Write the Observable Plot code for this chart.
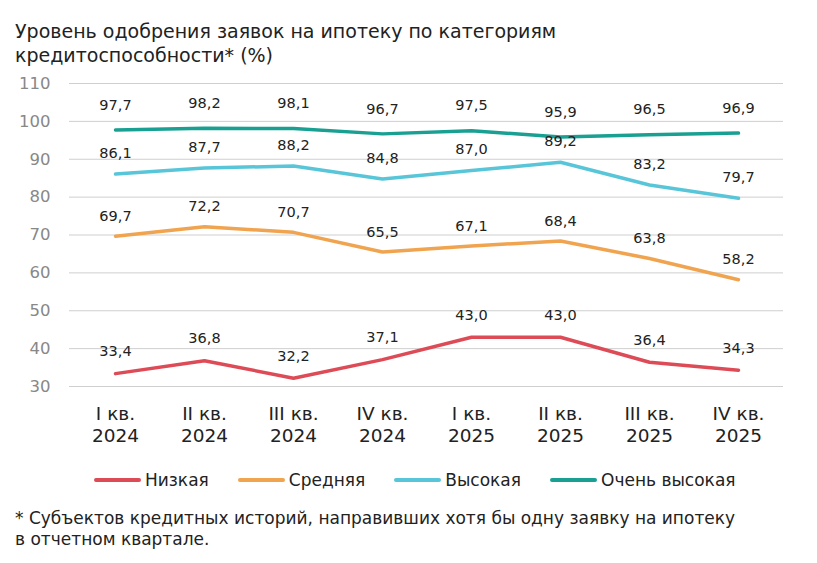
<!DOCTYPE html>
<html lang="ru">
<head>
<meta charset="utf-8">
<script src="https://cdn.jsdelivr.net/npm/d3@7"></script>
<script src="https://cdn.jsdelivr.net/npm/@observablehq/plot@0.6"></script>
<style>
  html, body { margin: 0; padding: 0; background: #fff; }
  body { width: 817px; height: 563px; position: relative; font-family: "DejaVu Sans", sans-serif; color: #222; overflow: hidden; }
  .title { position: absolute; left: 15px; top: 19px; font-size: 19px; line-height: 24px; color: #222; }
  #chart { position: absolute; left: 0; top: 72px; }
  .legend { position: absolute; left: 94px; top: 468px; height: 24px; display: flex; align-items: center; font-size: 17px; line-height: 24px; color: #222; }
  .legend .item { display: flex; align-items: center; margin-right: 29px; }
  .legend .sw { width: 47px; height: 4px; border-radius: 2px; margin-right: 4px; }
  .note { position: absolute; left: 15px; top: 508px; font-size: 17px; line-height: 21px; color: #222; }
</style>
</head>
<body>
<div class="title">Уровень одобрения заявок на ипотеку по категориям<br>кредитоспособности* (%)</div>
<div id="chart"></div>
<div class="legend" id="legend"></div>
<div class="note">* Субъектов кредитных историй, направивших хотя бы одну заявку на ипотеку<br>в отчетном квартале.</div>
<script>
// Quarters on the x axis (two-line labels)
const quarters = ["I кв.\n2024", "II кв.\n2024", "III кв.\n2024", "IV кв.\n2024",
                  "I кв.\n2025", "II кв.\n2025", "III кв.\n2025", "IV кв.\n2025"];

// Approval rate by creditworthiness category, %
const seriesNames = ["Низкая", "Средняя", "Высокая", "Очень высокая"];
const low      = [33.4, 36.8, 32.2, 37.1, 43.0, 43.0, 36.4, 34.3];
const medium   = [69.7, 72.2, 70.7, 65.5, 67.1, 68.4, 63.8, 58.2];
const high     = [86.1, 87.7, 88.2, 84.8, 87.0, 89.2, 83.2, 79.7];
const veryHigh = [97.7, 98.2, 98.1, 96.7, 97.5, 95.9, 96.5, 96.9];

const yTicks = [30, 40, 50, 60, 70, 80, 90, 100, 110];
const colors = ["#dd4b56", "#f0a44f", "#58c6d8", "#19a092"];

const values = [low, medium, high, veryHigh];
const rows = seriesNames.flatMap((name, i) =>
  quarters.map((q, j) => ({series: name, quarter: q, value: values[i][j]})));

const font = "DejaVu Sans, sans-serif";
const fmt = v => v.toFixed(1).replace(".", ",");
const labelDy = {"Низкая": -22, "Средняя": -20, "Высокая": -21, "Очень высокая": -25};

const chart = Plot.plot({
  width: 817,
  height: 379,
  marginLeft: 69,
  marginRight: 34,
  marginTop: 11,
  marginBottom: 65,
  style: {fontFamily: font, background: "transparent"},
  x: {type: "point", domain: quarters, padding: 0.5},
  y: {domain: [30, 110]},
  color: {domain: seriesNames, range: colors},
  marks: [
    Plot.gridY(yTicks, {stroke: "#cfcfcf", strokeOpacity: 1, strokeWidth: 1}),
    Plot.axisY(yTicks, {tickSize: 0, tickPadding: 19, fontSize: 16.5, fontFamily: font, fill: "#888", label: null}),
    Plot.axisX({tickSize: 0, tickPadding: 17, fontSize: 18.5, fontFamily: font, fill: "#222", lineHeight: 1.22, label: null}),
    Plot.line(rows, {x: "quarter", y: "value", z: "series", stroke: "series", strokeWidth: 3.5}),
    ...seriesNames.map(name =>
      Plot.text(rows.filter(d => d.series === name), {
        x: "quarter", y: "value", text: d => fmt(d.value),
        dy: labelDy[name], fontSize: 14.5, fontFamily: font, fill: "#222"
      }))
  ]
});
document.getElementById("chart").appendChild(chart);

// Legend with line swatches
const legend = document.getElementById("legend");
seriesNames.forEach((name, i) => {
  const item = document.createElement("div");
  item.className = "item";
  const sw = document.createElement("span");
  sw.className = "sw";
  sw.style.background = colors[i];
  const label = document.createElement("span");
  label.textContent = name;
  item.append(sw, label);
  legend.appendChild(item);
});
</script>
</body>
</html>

**TASK DESCRIPTION**: Would you reproduce the lines above, from the very first through the line containing "95.9, 96.5, 96.9];", exactly and without the pictures?

**RESULT FOR THIS TASK**:
Write the Observable Plot code for this chart.
<!DOCTYPE html>
<html lang="ru">
<head>
<meta charset="utf-8">
<script src="https://cdn.jsdelivr.net/npm/d3@7"></script>
<script src="https://cdn.jsdelivr.net/npm/@observablehq/plot@0.6"></script>
<style>
  html, body { margin: 0; padding: 0; background: #fff; }
  body { width: 817px; height: 563px; position: relative; font-family: "DejaVu Sans", sans-serif; color: #222; overflow: hidden; }
  .title { position: absolute; left: 15px; top: 19px; font-size: 19px; line-height: 24px; color: #222; }
  #chart { position: absolute; left: 0; top: 72px; }
  .legend { position: absolute; left: 94px; top: 468px; height: 24px; display: flex; align-items: center; font-size: 17px; line-height: 24px; color: #222; }
  .legend .item { display: flex; align-items: center; margin-right: 29px; }
  .legend .sw { width: 47px; height: 4px; border-radius: 2px; margin-right: 4px; }
  .note { position: absolute; left: 15px; top: 508px; font-size: 17px; line-height: 21px; color: #222; }
</style>
</head>
<body>
<div class="title">Уровень одобрения заявок на ипотеку по категориям<br>кредитоспособности* (%)</div>
<div id="chart"></div>
<div class="legend" id="legend"></div>
<div class="note">* Субъектов кредитных историй, направивших хотя бы одну заявку на ипотеку<br>в отчетном квартале.</div>
<script>
// Quarters on the x axis (two-line labels)
const quarters = ["I кв.\n2024", "II кв.\n2024", "III кв.\n2024", "IV кв.\n2024",
                  "I кв.\n2025", "II кв.\n2025", "III кв.\n2025", "IV кв.\n2025"];

// Approval rate by creditworthiness category, %
const seriesNames = ["Низкая", "Средняя", "Высокая", "Очень высокая"];
const low      = [33.4, 36.8, 32.2, 37.1, 43.0, 43.0, 36.4, 34.3];
const medium   = [69.7, 72.2, 70.7, 65.5, 67.1, 68.4, 63.8, 58.2];
const high     = [86.1, 87.7, 88.2, 84.8, 87.0, 89.2, 83.2, 79.7];
const veryHigh = [97.7, 98.2, 98.1, 96.7, 97.5, 95.9, 96.5, 96.9];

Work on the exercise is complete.